- Task to complete
Copy nothing but the part that opens with the line containing "Clone this chart in D3.js." and closes with the line containing "const squeeze = 0.86;". Do not include pictures.

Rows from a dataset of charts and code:
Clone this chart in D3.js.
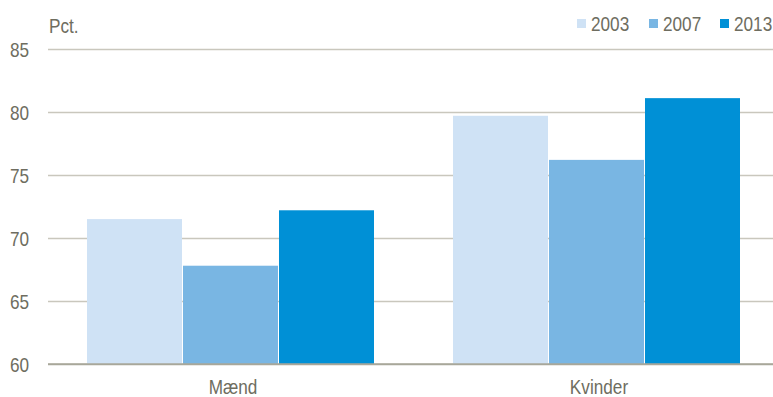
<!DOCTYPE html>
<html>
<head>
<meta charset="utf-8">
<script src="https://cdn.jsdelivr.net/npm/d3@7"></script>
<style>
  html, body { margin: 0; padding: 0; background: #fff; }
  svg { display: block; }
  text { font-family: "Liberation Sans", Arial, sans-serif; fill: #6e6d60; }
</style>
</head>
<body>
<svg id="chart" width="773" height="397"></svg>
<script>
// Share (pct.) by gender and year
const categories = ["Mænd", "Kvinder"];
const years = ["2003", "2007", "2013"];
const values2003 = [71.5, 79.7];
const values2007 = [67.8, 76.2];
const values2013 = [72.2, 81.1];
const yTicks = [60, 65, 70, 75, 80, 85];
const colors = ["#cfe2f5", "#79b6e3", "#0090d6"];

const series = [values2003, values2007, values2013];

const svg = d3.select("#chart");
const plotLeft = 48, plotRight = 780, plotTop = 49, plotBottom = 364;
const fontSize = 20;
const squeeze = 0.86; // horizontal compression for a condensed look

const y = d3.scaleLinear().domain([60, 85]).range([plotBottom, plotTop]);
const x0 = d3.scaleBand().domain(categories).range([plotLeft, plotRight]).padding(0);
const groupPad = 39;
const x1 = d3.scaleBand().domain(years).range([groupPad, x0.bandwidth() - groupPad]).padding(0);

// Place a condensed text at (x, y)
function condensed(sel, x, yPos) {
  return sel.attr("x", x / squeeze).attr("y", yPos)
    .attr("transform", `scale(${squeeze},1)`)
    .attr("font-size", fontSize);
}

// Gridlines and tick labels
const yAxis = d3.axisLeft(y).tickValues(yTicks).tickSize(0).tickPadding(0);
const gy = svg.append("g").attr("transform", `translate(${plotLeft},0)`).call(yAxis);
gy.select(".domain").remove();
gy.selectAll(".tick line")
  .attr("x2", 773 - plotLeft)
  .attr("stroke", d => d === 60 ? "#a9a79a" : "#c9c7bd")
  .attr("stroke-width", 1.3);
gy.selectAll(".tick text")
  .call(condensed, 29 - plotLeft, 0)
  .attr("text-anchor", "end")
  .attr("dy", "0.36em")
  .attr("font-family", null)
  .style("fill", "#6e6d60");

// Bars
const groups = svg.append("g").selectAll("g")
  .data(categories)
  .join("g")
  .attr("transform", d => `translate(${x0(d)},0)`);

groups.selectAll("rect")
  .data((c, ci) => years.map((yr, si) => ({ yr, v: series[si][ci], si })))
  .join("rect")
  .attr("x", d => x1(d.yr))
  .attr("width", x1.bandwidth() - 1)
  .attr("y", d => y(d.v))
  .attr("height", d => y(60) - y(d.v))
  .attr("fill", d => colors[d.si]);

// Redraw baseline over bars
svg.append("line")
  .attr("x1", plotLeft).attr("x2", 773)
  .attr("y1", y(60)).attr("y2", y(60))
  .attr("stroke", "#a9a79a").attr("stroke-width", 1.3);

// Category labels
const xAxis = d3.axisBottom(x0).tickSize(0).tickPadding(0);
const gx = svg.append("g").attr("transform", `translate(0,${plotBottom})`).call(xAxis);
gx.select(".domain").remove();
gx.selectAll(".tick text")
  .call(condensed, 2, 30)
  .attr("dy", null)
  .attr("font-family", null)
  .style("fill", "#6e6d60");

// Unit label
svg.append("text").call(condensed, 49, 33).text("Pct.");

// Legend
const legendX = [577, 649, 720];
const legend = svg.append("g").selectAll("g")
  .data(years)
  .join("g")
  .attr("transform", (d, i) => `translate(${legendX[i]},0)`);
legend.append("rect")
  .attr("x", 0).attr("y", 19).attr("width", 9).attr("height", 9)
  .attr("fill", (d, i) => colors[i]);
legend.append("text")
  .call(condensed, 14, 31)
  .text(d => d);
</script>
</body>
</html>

* * *

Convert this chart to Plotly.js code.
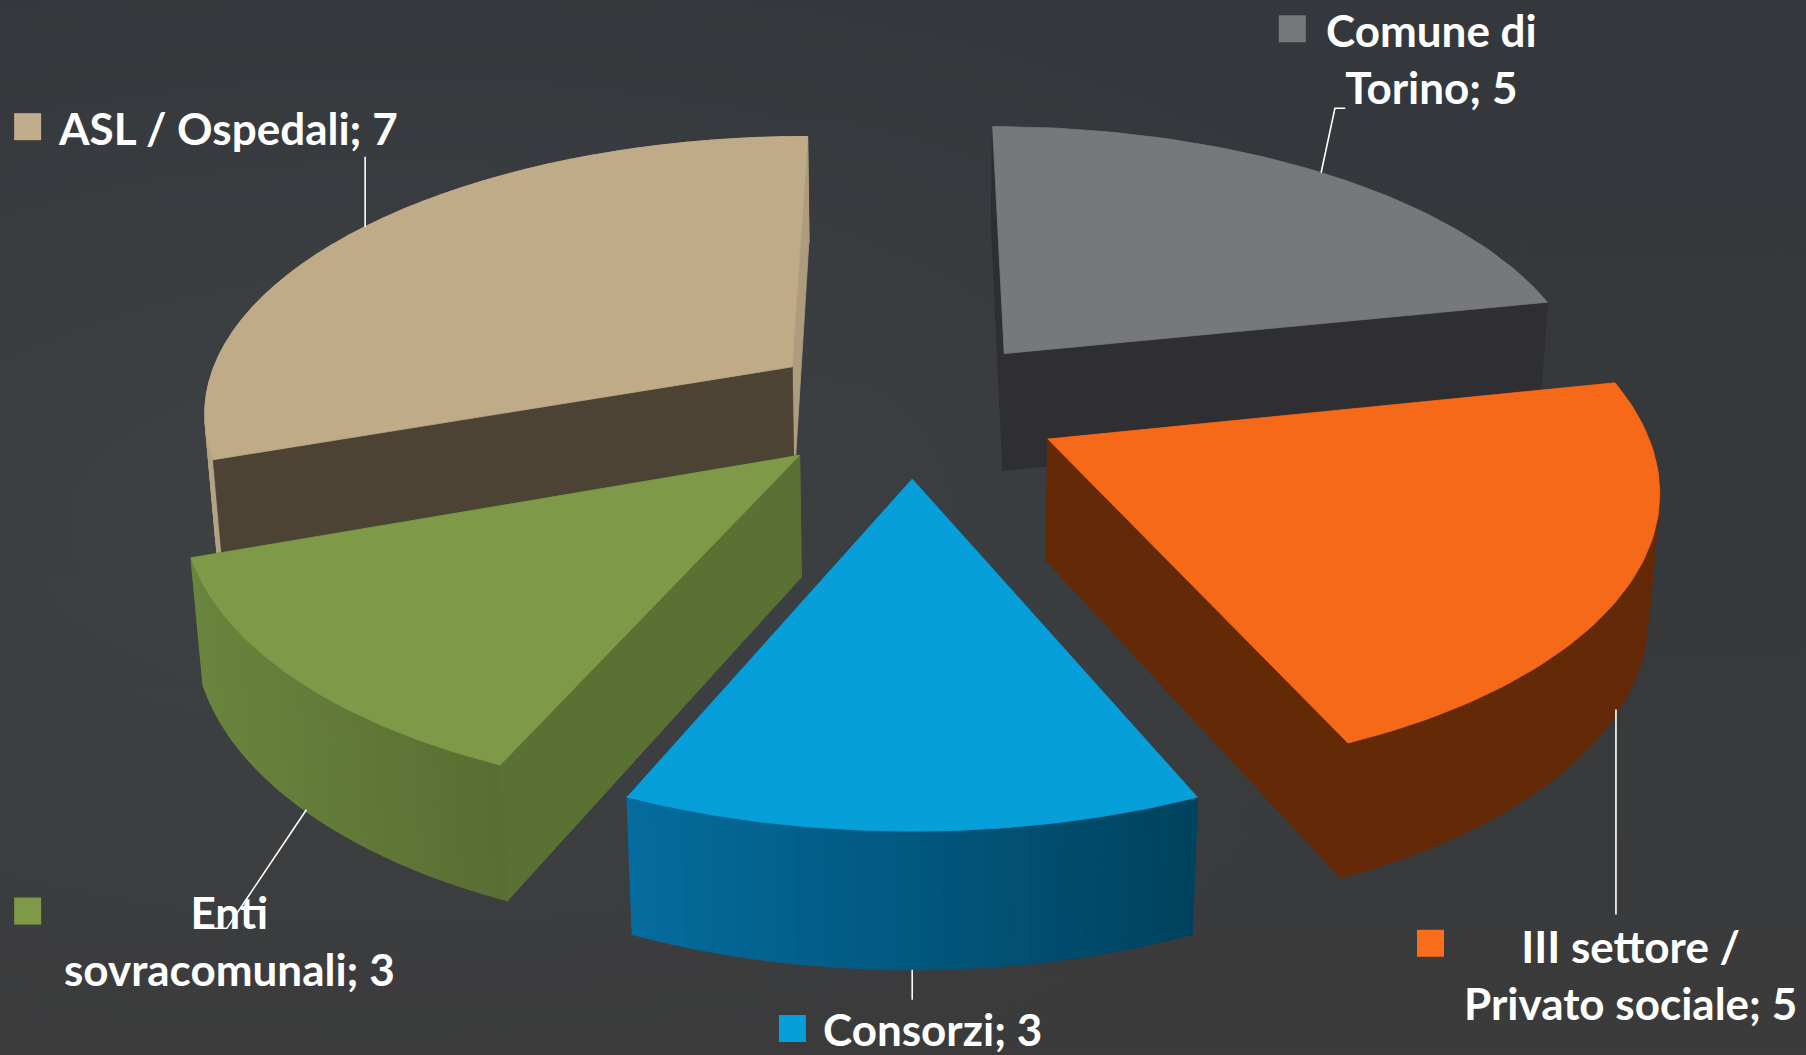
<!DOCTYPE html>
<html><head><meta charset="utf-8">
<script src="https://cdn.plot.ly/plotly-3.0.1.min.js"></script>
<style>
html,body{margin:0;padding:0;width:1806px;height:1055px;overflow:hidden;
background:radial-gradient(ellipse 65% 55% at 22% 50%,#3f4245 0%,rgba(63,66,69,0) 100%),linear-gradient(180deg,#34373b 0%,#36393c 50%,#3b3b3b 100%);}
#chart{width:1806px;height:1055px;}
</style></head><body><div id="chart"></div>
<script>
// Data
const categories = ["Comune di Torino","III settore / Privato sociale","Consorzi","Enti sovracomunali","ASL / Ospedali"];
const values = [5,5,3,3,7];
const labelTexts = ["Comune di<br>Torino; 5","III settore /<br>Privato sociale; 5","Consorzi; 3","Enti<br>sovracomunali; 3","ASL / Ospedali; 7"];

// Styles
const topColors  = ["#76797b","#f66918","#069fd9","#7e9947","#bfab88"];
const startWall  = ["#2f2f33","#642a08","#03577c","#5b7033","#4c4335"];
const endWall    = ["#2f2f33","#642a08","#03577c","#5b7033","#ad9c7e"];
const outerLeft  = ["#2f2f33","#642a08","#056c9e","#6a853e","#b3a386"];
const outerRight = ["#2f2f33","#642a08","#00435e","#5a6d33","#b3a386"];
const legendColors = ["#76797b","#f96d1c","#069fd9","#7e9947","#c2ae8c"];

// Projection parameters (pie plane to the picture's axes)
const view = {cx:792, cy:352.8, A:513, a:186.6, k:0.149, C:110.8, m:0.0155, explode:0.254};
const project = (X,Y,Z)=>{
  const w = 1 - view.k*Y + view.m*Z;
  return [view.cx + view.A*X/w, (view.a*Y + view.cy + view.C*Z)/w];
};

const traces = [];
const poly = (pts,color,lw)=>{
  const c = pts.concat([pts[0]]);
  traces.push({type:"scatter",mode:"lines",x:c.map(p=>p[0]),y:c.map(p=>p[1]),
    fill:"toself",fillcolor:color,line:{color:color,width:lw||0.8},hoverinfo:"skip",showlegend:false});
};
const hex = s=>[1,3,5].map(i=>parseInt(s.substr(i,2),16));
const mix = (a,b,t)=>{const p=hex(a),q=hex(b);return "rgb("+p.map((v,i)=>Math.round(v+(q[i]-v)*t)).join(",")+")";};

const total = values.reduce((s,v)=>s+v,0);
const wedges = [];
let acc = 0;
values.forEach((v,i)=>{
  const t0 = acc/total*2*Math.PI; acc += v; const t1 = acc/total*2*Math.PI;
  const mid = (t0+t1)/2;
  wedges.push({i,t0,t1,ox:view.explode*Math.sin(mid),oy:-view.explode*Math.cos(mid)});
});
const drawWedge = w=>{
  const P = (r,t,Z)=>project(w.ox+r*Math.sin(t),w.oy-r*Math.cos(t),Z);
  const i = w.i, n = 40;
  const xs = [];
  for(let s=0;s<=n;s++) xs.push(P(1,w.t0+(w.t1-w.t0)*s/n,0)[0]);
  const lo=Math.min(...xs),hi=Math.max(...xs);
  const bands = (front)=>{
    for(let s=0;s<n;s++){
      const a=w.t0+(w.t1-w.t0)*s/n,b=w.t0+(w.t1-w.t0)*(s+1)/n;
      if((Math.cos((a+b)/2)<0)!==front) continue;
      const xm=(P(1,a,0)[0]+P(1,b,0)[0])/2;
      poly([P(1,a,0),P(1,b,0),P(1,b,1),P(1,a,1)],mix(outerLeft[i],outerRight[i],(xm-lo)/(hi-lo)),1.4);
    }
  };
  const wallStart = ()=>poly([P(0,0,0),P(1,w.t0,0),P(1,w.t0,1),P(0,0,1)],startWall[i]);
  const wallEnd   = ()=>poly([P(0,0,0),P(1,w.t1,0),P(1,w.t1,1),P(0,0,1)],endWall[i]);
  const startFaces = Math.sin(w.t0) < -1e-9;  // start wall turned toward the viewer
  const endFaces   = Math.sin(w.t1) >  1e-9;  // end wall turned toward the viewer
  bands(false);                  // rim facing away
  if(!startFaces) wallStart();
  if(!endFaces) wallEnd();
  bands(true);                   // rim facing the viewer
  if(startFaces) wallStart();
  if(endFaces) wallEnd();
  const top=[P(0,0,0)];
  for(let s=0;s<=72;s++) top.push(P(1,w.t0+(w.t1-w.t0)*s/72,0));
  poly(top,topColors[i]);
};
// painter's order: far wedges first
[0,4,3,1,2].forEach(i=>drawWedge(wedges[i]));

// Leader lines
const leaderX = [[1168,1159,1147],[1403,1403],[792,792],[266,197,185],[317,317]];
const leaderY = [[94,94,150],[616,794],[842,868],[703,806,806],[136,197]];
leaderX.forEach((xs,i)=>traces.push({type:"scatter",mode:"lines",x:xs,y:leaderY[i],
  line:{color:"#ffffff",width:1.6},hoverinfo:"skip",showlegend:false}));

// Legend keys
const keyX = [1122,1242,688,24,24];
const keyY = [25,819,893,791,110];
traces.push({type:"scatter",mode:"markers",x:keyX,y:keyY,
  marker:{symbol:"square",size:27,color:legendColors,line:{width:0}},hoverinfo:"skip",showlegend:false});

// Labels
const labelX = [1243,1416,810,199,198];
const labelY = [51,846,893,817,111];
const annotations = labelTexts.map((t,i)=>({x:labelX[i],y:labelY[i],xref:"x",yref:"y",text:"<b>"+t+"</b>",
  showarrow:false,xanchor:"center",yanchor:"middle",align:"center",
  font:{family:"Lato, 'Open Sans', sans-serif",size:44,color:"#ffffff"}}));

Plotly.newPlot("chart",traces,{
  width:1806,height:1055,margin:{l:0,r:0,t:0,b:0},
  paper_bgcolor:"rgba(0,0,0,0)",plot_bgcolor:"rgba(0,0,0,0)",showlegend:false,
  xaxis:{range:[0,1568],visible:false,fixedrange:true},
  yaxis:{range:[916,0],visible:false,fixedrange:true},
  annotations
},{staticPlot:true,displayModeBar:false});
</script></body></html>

- Answer
Clone this chart in D3.js.
<!DOCTYPE html>
<html>
<head>
<meta charset="utf-8">
<script src="https://cdn.jsdelivr.net/npm/d3@7"></script>
<style>
  html, body { margin: 0; padding: 0; background: #fff; }
  svg { display: block; }
  text { font-family: "Liberation Sans", Arial, sans-serif; fill: #6e6d60; }
</style>
</head>
<body>
<svg id="chart" width="773" height="397"></svg>
<script>
// Share (pct.) by gender and year
const categories = ["Mænd", "Kvinder"];
const years = ["2003", "2007", "2013"];
const values2003 = [71.5, 79.7];
const values2007 = [67.8, 76.2];
const values2013 = [72.2, 81.1];
const yTicks = [60, 65, 70, 75, 80, 85];
const colors = ["#cfe2f5", "#79b6e3", "#0090d6"];

const series = [values2003, values2007, values2013];

const svg = d3.select("#chart");
const plotLeft = 48, plotRight = 780, plotTop = 49, plotBottom = 364;
const fontSize = 20;
const squeeze = 0.86; // horizontal compression for a condensed look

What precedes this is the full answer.